Unraveling 68,000 new medical codes
After several delays, a federally mandated coding system that changes requirements for documenting patient diagnoses is scheduled to take effect Oct. 1. With no further delay in sight, all clinics and hospitals are to switch their systems to the 10th revision of the International Classification of Diseases, or ICD10, from the former ICD9 system in just a couple of weeks.
“It is an unavoidable glacier coming down the slope right now,” said Seth Avery, president and CEO of AppRev, a healthcare business intelligence company based in Texas.
While some healthcare providers may be saying “finally,” those who shook preparations to the side with each delay aren’t as enthusiastic.
“Many hospitals seemed to not take it very seriously after the delay last year,” Mr. Avery said. “While some hospitals had invested millions of dollars in it and prepared for years, other hospitals just never seemed to take it very seriously.” He estimated that 20% of hospitals are substantially unprepared for the approaching deadline.
Those hospitals that began preparing for the switch ahead of time had to keep a dual process in place when the implementation was delayed, Mr. Avery said.
The coding systems are the way in which physicians document patient diagnoses. While ICD9 had about 14,000 clinical diagnosis codes, ICD10 has about 68,000.
“We’re going to five times the number of diagnoses, and 17 times the number of inpatient procedures,” said Charlotte Barrett, assistant VP for health information integrity at the University of Miami. Preparing for a change this large, Ms. Barrett said, required healthcare organizations to reevaluate their IT systems and ensure each was updated to accept the new code. Both coders and physicians had to learn the ins and outs of the new system. Physicians had to be trained to provide more detailed documentation.
Opponents have said the switch is costly, time consuming and would take healthcare providers’ time away from patients, Miami Today reported last year. The American Medical Association has advocated against the mandate, saying the price tag on the upgrade for a small practice could reach $226,105.
On the physician front, ICD10 requires a significant amount of detail compared to ICD9, which has been used for so long that most physicians had the codes memorized, Ms. Barrett said.
“In [ICD9], a physician would document a leg ulcer. In [ICD10], you certainly have to know if it’s the right or left. Laterality is a requirement,” she said. With ICD10, the physician must also document the location of the ulcer on the leg as well as the depth of the ulcer – is it on the skin, tissue, muscle or bone?

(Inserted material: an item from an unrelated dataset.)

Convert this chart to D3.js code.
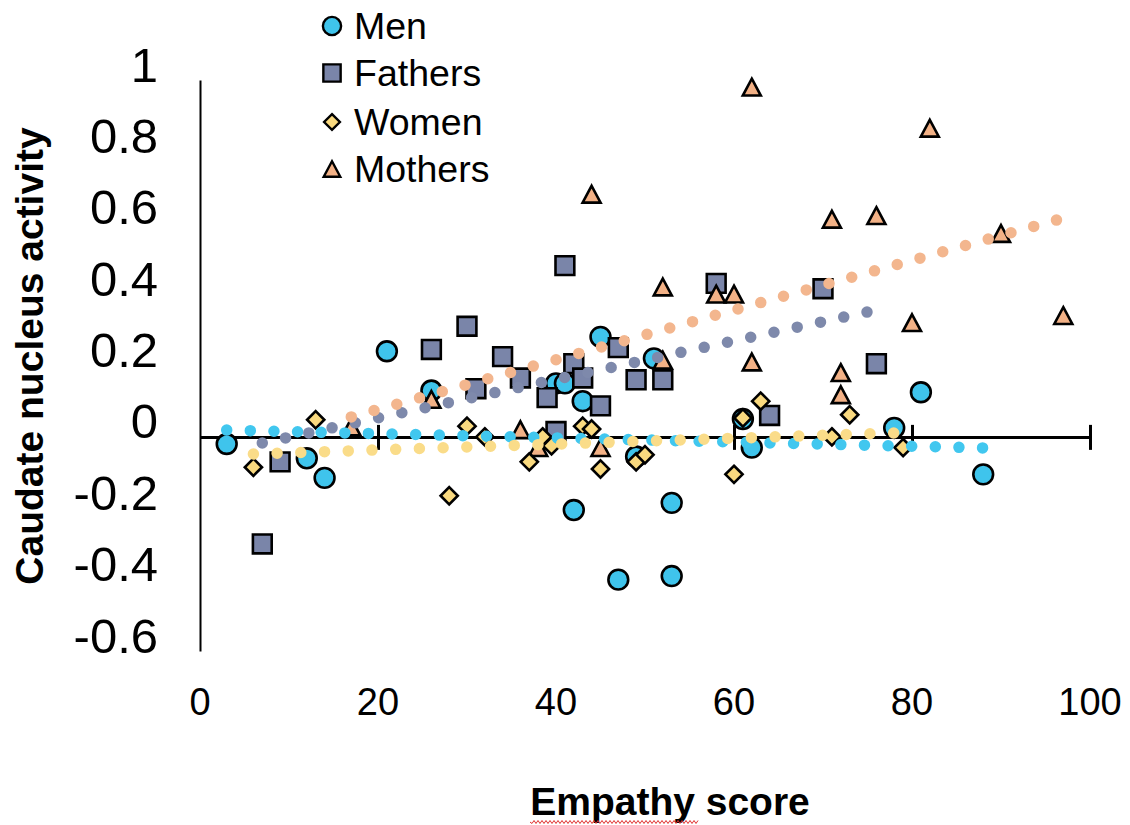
<!DOCTYPE html>
<html>
<head>
<meta charset="utf-8">
<script src="https://cdn.jsdelivr.net/npm/d3@7"></script>
<style>
  html, body { margin: 0; padding: 0; background: #fff; }
  svg { display: block; }
  text { font-family: "Liberation Sans", Arial, sans-serif; fill: #000; }
</style>
</head>
<body>
<svg id="chart" width="1130" height="825"></svg>
<script>
// Empathy score (x) vs caudate nucleus activity (y), one array per group
const men = [
  [3, -0.02], [12, -0.06], [14, -0.115], [21, 0.24], [26, 0.13], [40, 0.15],
  [41, 0.15], [42, -0.205], [43, 0.10], [45, 0.28], [47, -0.40], [49, -0.055],
  [51, 0.22], [53, -0.185], [53, -0.39], [61, 0.05], [62, -0.03], [78, 0.025],
  [81, 0.125], [88, -0.105]
];
const fathers = [
  [7, -0.30], [9, -0.07], [26, 0.245], [30, 0.31], [31, 0.135], [34, 0.225],
  [36, 0.165], [39, 0.11], [40, 0.015], [41, 0.48], [42, 0.205], [43, 0.165],
  [45, 0.087], [47, 0.25], [49, 0.16], [52, 0.16], [58, 0.43], [64, 0.06],
  [70, 0.415], [76, 0.205]
];
const women = [
  [6, -0.085], [13, 0.048], [28, -0.165], [30, 0.03], [32, 0.0], [37, -0.07],
  [38.5, 0.0], [39.5, -0.025], [43, 0.03], [44, 0.022], [45, -0.09], [49, -0.07],
  [50, -0.05], [60, -0.105], [61, 0.053], [63, 0.10], [71, 0.0], [73, 0.062],
  [79, -0.03]
];
const mothers = [
  [17, 0.028], [26, 0.105], [36, 0.02], [38, -0.03], [44, 0.68], [45, -0.03],
  [52, 0.42], [52, 0.215], [58, 0.40], [60, 0.40], [62, 0.98], [62, 0.21],
  [71, 0.61], [72, 0.18], [72, 0.118], [76, 0.62], [80, 0.32], [82, 0.865],
  [90, 0.57], [97, 0.34]
];

// Linear trend lines (start and end point of each fit)
const menTrend = [[3, 0.019], [88, -0.031]];
const fathersTrend = [[7, -0.017], [75, 0.35]];
const womenTrend = [[6, -0.048], [78, 0.011]];
const mothersTrend = [[17, 0.056], [96.3, 0.608]];

const seriesNames = ["Men", "Fathers", "Women", "Mothers"];
const xTickValues = [0, 20, 40, 60, 80, 100];
const xTickLabels = ["0", "20", "40", "60", "80", "100"];
const yTickValues = [1, 0.8, 0.6, 0.4, 0.2, 0, -0.2, -0.4, -0.6];
const yTickLabels = ["1", "0.8", "0.6", "0.4", "0.2", "0", "-0.2", "-0.4", "-0.6"];

const styles = {
  Men:     { fill: "#3FC4EC", trend: "#41C7EF", shape: "circle" },
  Fathers: { fill: "#7A85A9", trend: "#7E89AB", shape: "square" },
  Women:   { fill: "#F9D97F", trend: "#FADC89", shape: "diamond" },
  Mothers: { fill: "#F2B186", trend: "#F3B68E", shape: "triangle" }
};
const seriesData = { Men: men, Fathers: fathers, Women: women, Mothers: mothers };
const trendData = { Men: menTrend, Fathers: fathersTrend, Women: womenTrend, Mothers: mothersTrend };

const svg = d3.select("#chart");
const x = d3.scaleLinear().domain([0, 100]).range([200, 1090]);
const y = d3.scaleLinear().domain([-0.6, 1]).range([651, 80]);
const y0 = y(0);

// Marker path generators
function markerPath(shape, k) {
  const p = d3.path();
  if (shape === "circle") {
    const r = 9.9 * k;
    p.moveTo(r, 0); p.arc(0, 0, r, 0, 2 * Math.PI);
  } else if (shape === "square") {
    const s = 9.4 * k;
    p.rect(-s, -s, 2 * s, 2 * s);
  } else if (shape === "diamond") {
    const s = 8.6 * k;
    p.moveTo(0, -s); p.lineTo(s, 0); p.lineTo(0, s); p.lineTo(-s, 0); p.closePath();
  } else {
    const w = 9 * k, h = 8.4 * k;
    p.moveTo(0, -h); p.lineTo(w, h); p.lineTo(-w, h); p.closePath();
  }
  return p.toString();
}

// Y axis: plain line, labels sit to its left
const yAxis = d3.axisLeft(y).tickValues(yTickValues).tickSize(0)
  .tickFormat((d, i) => yTickLabels[i]);
const gy = svg.append("g").attr("transform", "translate(200,0)").call(yAxis);
gy.select(".domain").attr("stroke", "#000").attr("stroke-width", 2);
gy.selectAll(".tick text")
  .attr("x", -42).attr("dy", null).attr("y", 1)
  .style("font-size", "49px").style("font-family", "Liberation Sans, Arial, sans-serif")
  .attr("fill", "#000");

// X axis drawn along y = 0 with crossing tick marks
const xAxis = d3.axisBottom(x).tickValues(xTickValues.filter(v => v > 0))
  .tickSize(0).tickFormat("");
const gx = svg.append("g").attr("transform", `translate(0,${y0})`).call(xAxis);
gx.select(".domain").attr("stroke", "#000").attr("stroke-width", 3);
gx.selectAll(".tick line")
  .attr("y1", -12).attr("y2", 13)
  .attr("stroke", "#000").attr("stroke-width", 3);

// X tick labels below the plot
svg.append("g").selectAll("text")
  .data(xTickValues)
  .join("text")
  .attr("x", d => x(d))
  .attr("y", 715)
  .attr("text-anchor", "middle")
  .style("font-size", "38px")
  .text((d, i) => xTickLabels[i]);

// Markers
const drawOrder = ["Men", "Fathers", "Mothers", "Women"];
drawOrder.forEach(name => {
  const st = styles[name];
  svg.append("g").selectAll("path")
    .data(seriesData[name])
    .join("path")
    .attr("d", markerPath(st.shape, 1))
    .attr("transform", d => `translate(${x(d[0])},${y(d[1])})`)
    .attr("fill", st.fill)
    .attr("stroke", "#000")
    .attr("stroke-width", 2.6)
    .attr("stroke-linejoin", "miter");
});

// Dotted trend lines, round dots spaced evenly so both ends carry a dot
const line = d3.line().x(d => x(d[0])).y(d => y(d[1]));
["Men", "Fathers", "Mothers", "Women"].forEach(name => {
  const path = svg.append("path")
    .datum(trendData[name])
    .attr("d", line)
    .attr("fill", "none")
    .attr("stroke", styles[name].trend)
    .attr("stroke-width", 11.5)
    .attr("stroke-linecap", "round");
  const len = path.node().getTotalLength();
  const n = Math.max(1, Math.round(len / 23.8));
  const gap = len / n - 0.02;
  path.attr("stroke-dasharray", `0 ${gap}`);
});

// Legend
const legendRows = [26, 73, 122, 169];
const legend = svg.append("g");
seriesNames.forEach((name, i) => {
  const st = styles[name];
  legend.append("path")
    .attr("d", markerPath(st.shape, 0.92))
    .attr("transform", `translate(332,${legendRows[i]})`)
    .attr("fill", st.fill)
    .attr("stroke", "#000")
    .attr("stroke-width", 2.4);
  legend.append("text")
    .attr("x", 354)
    .attr("y", legendRows[i] + 13)
    .style("font-size", "37.5px")
    .text(name);
});

// Axis titles
svg.append("text")
  .attr("transform", "translate(43,356) rotate(-90)")
  .attr("text-anchor", "middle")
  .style("font-size", "39px")
  .style("font-weight", "bold")
  .text("Caudate nucleus activity");

svg.append("text")
  .attr("x", 670)
  .attr("y", 815)
  .attr("text-anchor", "middle")
  .style("font-size", "39px")
  .style("font-weight", "bold")
  .text("Empathy score");

// Red wavy underline beneath the first word of the x title
const squiggle = d3.path();
squiggle.moveTo(530, 822);
for (let sx = 530, k = 0; sx < 697; sx += 2, k++) {
  squiggle.lineTo(sx + 2, 822 + (k % 2 === 0 ? 1.5 : -1.5));
}
svg.append("path")
  .attr("d", squiggle.toString())
  .attr("fill", "none")
  .attr("stroke", "#E0302E")
  .attr("stroke-width", 1);
</script>
</body>
</html>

The driving force behind the switch is to provide more numerical data about diseases and conditions that patients are seeking treatment for. The more specific, quantitative diagnoses will help improve population health research.
“There’s going to be some growing pains,” said Douglas Wolfe, a Kozyak Tropin & Throckmorton attorney representing hospitals, physicians and clinics. “Systems won’t be set up right. They may be using old codes that end up getting claims rejected.”
If insurance companies and medical providers aren’t on the same page, or in this case using the same coding system, this will slow down the payment and reimbursement process. Determining if a procedure is covered under a patient’s insurance plan will be more complex and time consuming during the transition, Mr. Avery said.
A regular doctor visit may also take longer than usual.
“For an office visit,” Ms. Barrett said, “it may take a little more time for a physician to document this detail.”